─── DATA PROVIDED

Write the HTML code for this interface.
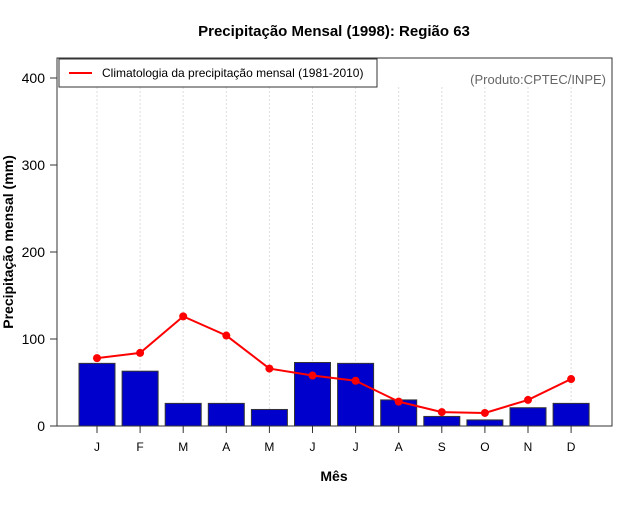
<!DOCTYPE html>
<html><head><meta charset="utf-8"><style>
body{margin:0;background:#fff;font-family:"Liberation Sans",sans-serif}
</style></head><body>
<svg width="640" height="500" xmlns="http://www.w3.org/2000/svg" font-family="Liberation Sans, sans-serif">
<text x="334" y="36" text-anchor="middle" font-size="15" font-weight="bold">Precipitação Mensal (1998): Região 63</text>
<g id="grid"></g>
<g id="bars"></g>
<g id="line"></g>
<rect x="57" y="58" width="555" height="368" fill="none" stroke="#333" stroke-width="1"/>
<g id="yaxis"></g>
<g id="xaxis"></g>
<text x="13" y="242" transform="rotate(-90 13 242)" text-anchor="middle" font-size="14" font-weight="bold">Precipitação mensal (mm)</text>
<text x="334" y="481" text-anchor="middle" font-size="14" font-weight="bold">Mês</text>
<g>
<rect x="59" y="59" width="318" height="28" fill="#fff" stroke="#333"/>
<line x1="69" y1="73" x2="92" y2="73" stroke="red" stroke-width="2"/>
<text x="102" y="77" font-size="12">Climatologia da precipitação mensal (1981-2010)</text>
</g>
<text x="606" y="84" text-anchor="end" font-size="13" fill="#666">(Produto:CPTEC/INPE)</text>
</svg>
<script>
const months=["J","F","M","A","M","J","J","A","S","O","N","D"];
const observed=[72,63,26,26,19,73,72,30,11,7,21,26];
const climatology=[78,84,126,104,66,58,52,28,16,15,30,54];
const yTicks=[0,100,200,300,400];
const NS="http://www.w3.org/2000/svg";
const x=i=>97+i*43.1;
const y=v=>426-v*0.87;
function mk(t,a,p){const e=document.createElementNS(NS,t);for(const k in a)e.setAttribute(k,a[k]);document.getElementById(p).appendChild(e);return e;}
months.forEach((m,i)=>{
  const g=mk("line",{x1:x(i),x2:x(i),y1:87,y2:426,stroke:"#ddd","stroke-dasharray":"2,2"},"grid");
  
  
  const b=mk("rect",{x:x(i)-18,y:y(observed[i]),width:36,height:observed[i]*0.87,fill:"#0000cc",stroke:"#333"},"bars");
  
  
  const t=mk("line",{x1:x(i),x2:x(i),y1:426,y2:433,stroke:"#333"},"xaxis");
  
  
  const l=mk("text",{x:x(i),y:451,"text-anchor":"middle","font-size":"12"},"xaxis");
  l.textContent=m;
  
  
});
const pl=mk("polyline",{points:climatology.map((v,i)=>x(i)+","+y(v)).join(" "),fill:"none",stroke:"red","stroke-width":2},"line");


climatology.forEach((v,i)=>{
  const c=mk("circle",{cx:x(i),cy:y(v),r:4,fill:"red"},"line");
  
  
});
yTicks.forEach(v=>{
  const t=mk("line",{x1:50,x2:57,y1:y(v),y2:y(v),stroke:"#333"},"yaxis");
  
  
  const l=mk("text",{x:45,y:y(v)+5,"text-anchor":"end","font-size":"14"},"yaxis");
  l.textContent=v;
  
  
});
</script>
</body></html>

──────

YOUR OBJECTIVE: Transcribe the whole listing exactly. Pictures are excluded.

FINAL RESULT:
Write the HTML code for this interface.
<!DOCTYPE html>
<html><head><meta charset="utf-8"><style>
body{margin:0;background:#fff;font-family:"Liberation Sans",sans-serif}
</style></head><body>
<svg width="640" height="500" xmlns="http://www.w3.org/2000/svg" font-family="Liberation Sans, sans-serif">
<text x="334" y="36" text-anchor="middle" font-size="15" font-weight="bold">Precipitação Mensal (1998): Região 63</text>
<g id="grid"></g>
<g id="bars"></g>
<g id="line"></g>
<rect x="57" y="58" width="555" height="368" fill="none" stroke="#333" stroke-width="1"/>
<g id="yaxis"></g>
<g id="xaxis"></g>
<text x="13" y="242" transform="rotate(-90 13 242)" text-anchor="middle" font-size="14" font-weight="bold">Precipitação mensal (mm)</text>
<text x="334" y="481" text-anchor="middle" font-size="14" font-weight="bold">Mês</text>
<g>
<rect x="59" y="59" width="318" height="28" fill="#fff" stroke="#333"/>
<line x1="69" y1="73" x2="92" y2="73" stroke="red" stroke-width="2"/>
<text x="102" y="77" font-size="12">Climatologia da precipitação mensal (1981-2010)</text>
</g>
<text x="606" y="84" text-anchor="end" font-size="13" fill="#666">(Produto:CPTEC/INPE)</text>
</svg>
<script>
const months=["J","F","M","A","M","J","J","A","S","O","N","D"];
const observed=[72,63,26,26,19,73,72,30,11,7,21,26];
const climatology=[78,84,126,104,66,58,52,28,16,15,30,54];
const yTicks=[0,100,200,300,400];
const NS="http://www.w3.org/2000/svg";
const x=i=>97+i*43.1;
const y=v=>426-v*0.87;
function mk(t,a,p){const e=document.createElementNS(NS,t);for(const k in a)e.setAttribute(k,a[k]);document.getElementById(p).appendChild(e);return e;}
months.forEach((m,i)=>{
  const g=mk("line",{x1:x(i),x2:x(i),y1:87,y2:426,stroke:"#ddd","stroke-dasharray":"2,2"},"grid");
  
  
  const b=mk("rect",{x:x(i)-18,y:y(observed[i]),width:36,height:observed[i]*0.87,fill:"#0000cc",stroke:"#333"},"bars");
  
  
  const t=mk("line",{x1:x(i),x2:x(i),y1:426,y2:433,stroke:"#333"},"xaxis");
  
  
  const l=mk("text",{x:x(i),y:451,"text-anchor":"middle","font-size":"12"},"xaxis");
  l.textContent=m;
  
  
});
const pl=mk("polyline",{points:climatology.map((v,i)=>x(i)+","+y(v)).join(" "),fill:"none",stroke:"red","stroke-width":2},"line");


climatology.forEach((v,i)=>{
  const c=mk("circle",{cx:x(i),cy:y(v),r:4,fill:"red"},"line");
  
  
});
yTicks.forEach(v=>{
  const t=mk("line",{x1:50,x2:57,y1:y(v),y2:y(v),stroke:"#333"},"yaxis");
  
  
  const l=mk("text",{x:45,y:y(v)+5,"text-anchor":"end","font-size":"14"},"yaxis");
  l.textContent=v;
  
  
});
</script>
</body></html>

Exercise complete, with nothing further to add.